# Linear Models with Python

## Preface

This is a book about linear models in Statistics. A linear model describes a quantitative response in terms of a linear combination of predictors. You can use a linear model to make predictions or explain the relationship between the response and the predictors. Linear models are very flexible and widely used in applications in physical science, engineering, social science and business. Linear models are part of the core of Statistics and understanding them well is crucial to a broader competence in the practice of statistics.

This is not an introductory textbook. You will need some basic prior knowledge of statistics as might be obtained in one or two courses at the university level. You will need to be familiar with essential ideas such as hypothesis testing, confidence intervals, likelihood and parameter estimation. You will also need to be competent in the mathematical methods of calculus and linear algebra. This is not a particularly theoretical book as I have preferred intuition over rigorous proof. Nevertheless, successful statistics requires an appreciation of the principles and it is my hope that the reader will absorb these through the many examples I present.

This book is written in three languages: English, Mathematics and Python. I aim to combine these three seamlessly to allow coherent exposition of the practice of linear modeling. This requires the reader to become somewhat fluent in Python. This is not a book about learning Python but like any foreign language, one becomes proficient by practicing it rather than by memorizing the dictionary. The reader is advised to look elsewhere for a basic introduction to Python but should not hesitate to dive into this book and pick it up as you go. I shall try to help. See the appendix to get started.

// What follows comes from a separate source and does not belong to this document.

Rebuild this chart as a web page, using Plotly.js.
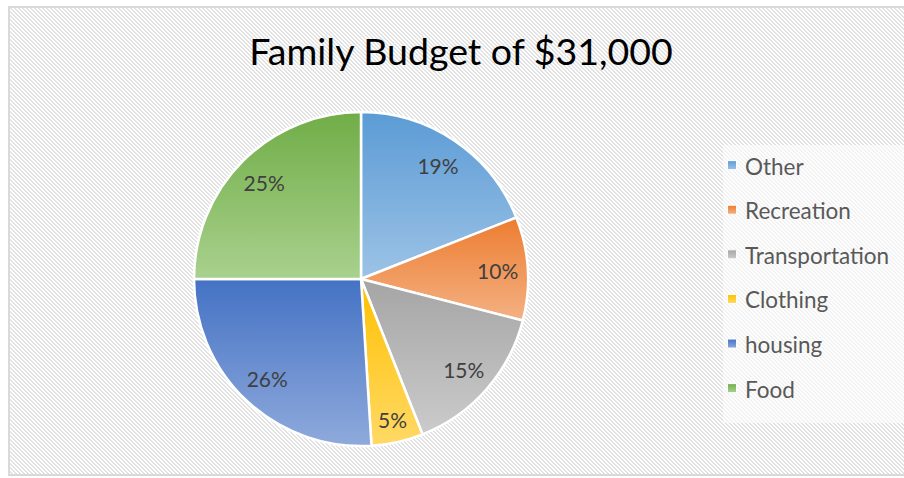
<!DOCTYPE html>
<html>
<head>
<meta charset="utf-8">
<script src="https://cdn.plot.ly/plotly-3.0.1.min.js"></script>
<style>
  html, body { margin: 0; padding: 0; background: #ffffff; }
  #wrap { position: relative; width: 904px; height: 478px; overflow: hidden; background: #ffffff; }
  #hatch {
    position: absolute; left: 8px; top: 6px; width: 896px; height: 470px;
    box-sizing: border-box;
    border-left: 2px solid #d9d9d9; border-top: 2px solid #d9d9d9; border-bottom: 2px solid #d9d9d9;
    background-image: url("data:image/svg+xml,%3Csvg xmlns='http://www.w3.org/2000/svg' width='4' height='4' shape-rendering='crispEdges'%3E%3Cpath d='M0 0h2v1H0zM1 1h2v1H1zM2 2h2v1H2zM3 3h1v1H3zM0 3h1v1H0z' fill='%23e2e2e2'/%3E%3C/svg%3E");
  }
  #chart { position: absolute; left: 0; top: 0; width: 904px; height: 478px; }
</style>
</head>
<body>
<div id="wrap">
  <div id="hatch"></div>
  <div id="chart"></div>
</div>
<script>
// ---- data ----
const categories = ["Other", "Recreation", "Transportation", "Clothing", "housing", "Food"];
const percentValues = [19, 10, 15, 5, 26, 25];
const chartTitle = "Family Budget of $31,000";

// ---- styles ----
const topColors    = ["#5B9BD5", "#ED7D31", "#A5A5A5", "#FFC000", "#4472C4", "#70AD47"];
const bottomColors = ["#9DC3E6", "#F4B183", "#CBCBCB", "#FFD966", "#8FAADC", "#A9D18E"];
const midColors    = ["#7CB0E0", "#F19A64", "#B8B8B8", "#FFCC3A", "#6A8ED0", "#8DBF6A"];

const FONT = "Lato, 'Open Sans', sans-serif";
const legendLabels = categories.map(c => '<span style="font-size:22.5px">' + c + '</span>');
const pieDomain = { x: [0.2146, 0.5841], y: [0.0669, 0.7657] };

// main pie (colours, legend)
const pieTrace = {
  type: "pie",
  labels: legendLabels,
  values: percentValues,
  sort: false,
  direction: "clockwise",
  rotation: 0,
  marker: { colors: midColors, line: { color: "#ffffff", width: 2.5 } },
  textinfo: "none",
  hoverinfo: "none",
  domain: pieDomain
};

// transparent ring that carries the percentage labels toward the rim
const labelTrace = {
  type: "pie",
  labels: categories,
  values: percentValues,
  sort: false,
  direction: "clockwise",
  rotation: 0,
  hole: 0.64,
  showlegend: false,
  marker: { colors: categories.map(() => "rgba(0,0,0,0)"), line: { width: 0 } },
  textinfo: "percent",
  texttemplate: "%{percent:.0%}",
  textposition: "inside",
  insidetextorientation: "horizontal",
  insidetextfont: { family: FONT, size: 21, color: "#404040" },
  hoverinfo: "none",
  domain: pieDomain
};

const layout = {
  width: 904, height: 478,
  margin: { l: 0, r: 0, t: 0, b: 0, autoexpand: false },
  paper_bgcolor: "rgba(0,0,0,0)",
  plot_bgcolor: "rgba(0,0,0,0)",
  font: { family: FONT, color: "#595959" },
  title: {
    text: chartTitle,
    font: { family: FONT, size: 37.5, color: "#000000" },
    x: 0.51, xanchor: "center", y: 0.891, yanchor: "middle"
  },
  showlegend: true,
  legend: {
    x: 0.7998, xanchor: "left", y: 0.7116, yanchor: "top",
    bgcolor: "rgba(255,255,255,0.55)",
    font: { family: FONT, size: 32, color: "#595959" },
    traceorder: "normal",
    itemclick: false
  }
};

Plotly.newPlot("chart", [pieTrace, labelTrace], layout, { staticPlot: true, displayModeBar: false, responsive: false }).then(gd => {
  const svgNS = "http://www.w3.org/2000/svg";
  const mainSvg = gd.querySelector("svg.main-svg");
  let defs = mainSvg.querySelector("defs");
  if (!defs) { defs = document.createElementNS(svgNS, "defs"); mainSvg.insertBefore(defs, mainSvg.firstChild); }
  categories.forEach((c, i) => {
    const g = document.createElementNS(svgNS, "linearGradient");
    g.setAttribute("id", "sliceGrad" + i);
    g.setAttribute("x1", "0"); g.setAttribute("y1", "0");
    g.setAttribute("x2", "0"); g.setAttribute("y2", "1");
    const s1 = document.createElementNS(svgNS, "stop");
    s1.setAttribute("offset", "0"); s1.setAttribute("stop-color", topColors[i]);
    const s2 = document.createElementNS(svgNS, "stop");
    s2.setAttribute("offset", "1"); s2.setAttribute("stop-color", bottomColors[i]);
    g.appendChild(s1); g.appendChild(s2);
    defs.appendChild(g);
  });
  const traces = gd.querySelectorAll("g.pielayer g.trace");
  traces[0].querySelectorAll("g.slice path.surface").forEach((p, i) => {
    p.style.fill = "url(#sliceGrad" + i + ")";
  });
  // legend box kept where the reference has it while entries sit a bit higher
  const bg = gd.querySelector("g.legend rect.bg");
  if (bg) {
    const y0 = parseFloat(bg.getAttribute("y") || "0");
    bg.setAttribute("y", y0 + 7);
  }
  gd.querySelectorAll("g.legend g.traces").forEach((item, i) => {
    const sym = item.querySelector("path.legendpie");
    if (sym) {
      sym.style.fill = "url(#sliceGrad" + i + ")";
      sym.style.strokeWidth = "1.3px";
      sym.setAttribute("transform", "translate(9,0) scale(0.75)");
    }
    const txt = item.querySelector("text.legendtext");
    if (txt) txt.setAttribute("transform", "translate(-18,-3)");
  });
});
</script>
</body>
</html>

This book has an ancestor entitled Linear Models with R. Clearly the book you hold now is about Python and not `R` but it is not an exact translation. Although I was able to accomplish almost all of the `R` book in this Python book, I found reason for variation:

• Python and `R` are similar (at least in the way they are used for Statistics) but they make different things easy and difficult. Hence it is natural to flow along the Python path for easier ways to accomplish the same tasks.

• Python is multi-talented but `R` was designed to do Statistics. `R` has a very large library of packages for statistical methods while Python has comparitively few. This has restricted the choice of methods I have presented in this book. One might expect the statistical functionality of Python to grow over time.

If your sole objective is to do Statistics, `R` is more attractive. Yet there are several reasons why you might prefer Python. You may already know Python and use it for other tasks. Indeed it would be unusual for someone to solely do Statistics. The data in this text is already clean and ready to use. In practice, this is rarely the case and flexible software for obtaining and manipulating data is essential. You may already be using Python for this purpose.

Python also has a place at the heart of Machine Learning (ML) but this is a book about Statistics rather than ML. But the aims of these two disciplines overlap considerably to the extent that any data analyst should become familiar with the ideas and methods of both. The datasets in this text are small by ML standards. I hope that a reader coming to this book from an ML background would learn new statistical perspectives on learning from data.

This book would not have been possible without several key open source Python packages. I thank the authors and maintainers of these packages for their outstanding work.